begin Provided material

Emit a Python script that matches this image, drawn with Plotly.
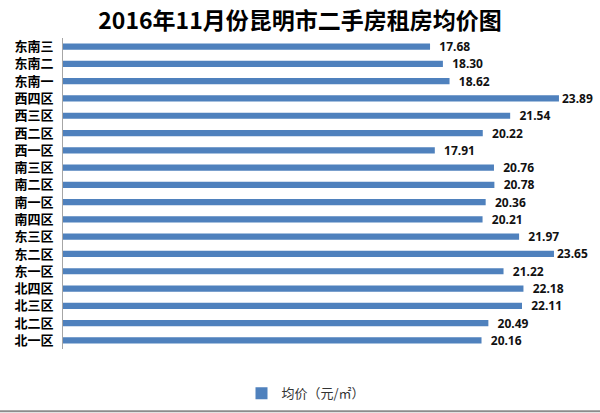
import plotly.graph_objects as go

categories = ["东南三", "东南二", "东南一", "西四区", "西三区", "西二区", "西一区",
              "南三区", "南二区", "南一区", "南四区", "东三区", "东二区", "东一区",
              "北四区", "北三区", "北二区", "北一区"]
values = [17.68, 18.30, 18.62, 23.89, 21.54, 20.22, 17.91,
          20.76, 20.78, 20.36, 20.21, 21.97, 23.65, 21.22,
          22.18, 22.11, 20.49, 20.16]
series_name = "均价（元/㎡）"
title_text = "2016年11月份昆明市二手房租房均价图"

# labels near the right edge sit closer to their bar (as in the original)
labels = [("" if v > 23 else "  ") + f"{v:.2f}" for v in values]

fig = go.Figure()
fig.add_trace(go.Bar(
    x=values, y=categories, orientation="h", name=series_name,
    marker=dict(color="#4F81BD", line=dict(width=0)),
    text=labels,
    textposition="outside", cliponaxis=False, constraintext="none",
    textfont=dict(family="Noto Sans, DejaVu Sans", size=12, color="#111111", weight="bold"),
))

fig.update_layout(
    width=600, height=413,
    paper_bgcolor="white", plot_bgcolor="white",
    margin=dict(l=63, r=18, t=38, b=64),
    title=dict(text=title_text, x=0.5, xref="container", xanchor="center",
               y=0.95, yanchor="middle",
               font=dict(family="Noto Sans CJK SC", size=23, color="#000000", weight="bold")),
    bargap=0.64,
    showlegend=True,
    legend=dict(orientation="h", xref="container", yref="container",
                x=0.51, xanchor="center", y=0.048, yanchor="middle",
                itemwidth=30,
                font=dict(family="Noto Sans CJK SC", size=13, color="#333333")),
    xaxis=dict(range=[0, 25], visible=False, showgrid=False, zeroline=False),
    yaxis=dict(autorange="reversed", showline=True, linecolor="#A6A6A6", linewidth=1,
               ticks="", showgrid=False, ticklabelstandoff=6,
               tickfont=dict(family="Noto Sans CJK SC", size=13, color="#000000", weight="bold")),
)
fig.add_shape(type="line", xref="paper", yref="paper", x0=-0.2, x1=1.1, y0=-0.2, y1=-0.2,
              line=dict(color="#8C8C8C", width=2))

fig.write_html("out.html", config={"displayModeBar": False},
               post_script="document.body.style.margin='0';document.body.style.overflow='hidden';")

end Provided material

● **Requirements**:
Copy the listing word for word, excluding its pictures.

● **Completed exercise**:
Emit a Python script that matches this image, drawn with Plotly.
import plotly.graph_objects as go

categories = ["东南三", "东南二", "东南一", "西四区", "西三区", "西二区", "西一区",
              "南三区", "南二区", "南一区", "南四区", "东三区", "东二区", "东一区",
              "北四区", "北三区", "北二区", "北一区"]
values = [17.68, 18.30, 18.62, 23.89, 21.54, 20.22, 17.91,
          20.76, 20.78, 20.36, 20.21, 21.97, 23.65, 21.22,
          22.18, 22.11, 20.49, 20.16]
series_name = "均价（元/㎡）"
title_text = "2016年11月份昆明市二手房租房均价图"

# labels near the right edge sit closer to their bar (as in the original)
labels = [("" if v > 23 else "  ") + f"{v:.2f}" for v in values]

fig = go.Figure()
fig.add_trace(go.Bar(
    x=values, y=categories, orientation="h", name=series_name,
    marker=dict(color="#4F81BD", line=dict(width=0)),
    text=labels,
    textposition="outside", cliponaxis=False, constraintext="none",
    textfont=dict(family="Noto Sans, DejaVu Sans", size=12, color="#111111", weight="bold"),
))

fig.update_layout(
    width=600, height=413,
    paper_bgcolor="white", plot_bgcolor="white",
    margin=dict(l=63, r=18, t=38, b=64),
    title=dict(text=title_text, x=0.5, xref="container", xanchor="center",
               y=0.95, yanchor="middle",
               font=dict(family="Noto Sans CJK SC", size=23, color="#000000", weight="bold")),
    bargap=0.64,
    showlegend=True,
    legend=dict(orientation="h", xref="container", yref="container",
                x=0.51, xanchor="center", y=0.048, yanchor="middle",
                itemwidth=30,
                font=dict(family="Noto Sans CJK SC", size=13, color="#333333")),
    xaxis=dict(range=[0, 25], visible=False, showgrid=False, zeroline=False),
    yaxis=dict(autorange="reversed", showline=True, linecolor="#A6A6A6", linewidth=1,
               ticks="", showgrid=False, ticklabelstandoff=6,
               tickfont=dict(family="Noto Sans CJK SC", size=13, color="#000000", weight="bold")),
)
fig.add_shape(type="line", xref="paper", yref="paper", x0=-0.2, x1=1.1, y0=-0.2, y1=-0.2,
              line=dict(color="#8C8C8C", width=2))

fig.write_html("out.html", config={"displayModeBar": False},
               post_script="document.body.style.margin='0';document.body.style.overflow='hidden';")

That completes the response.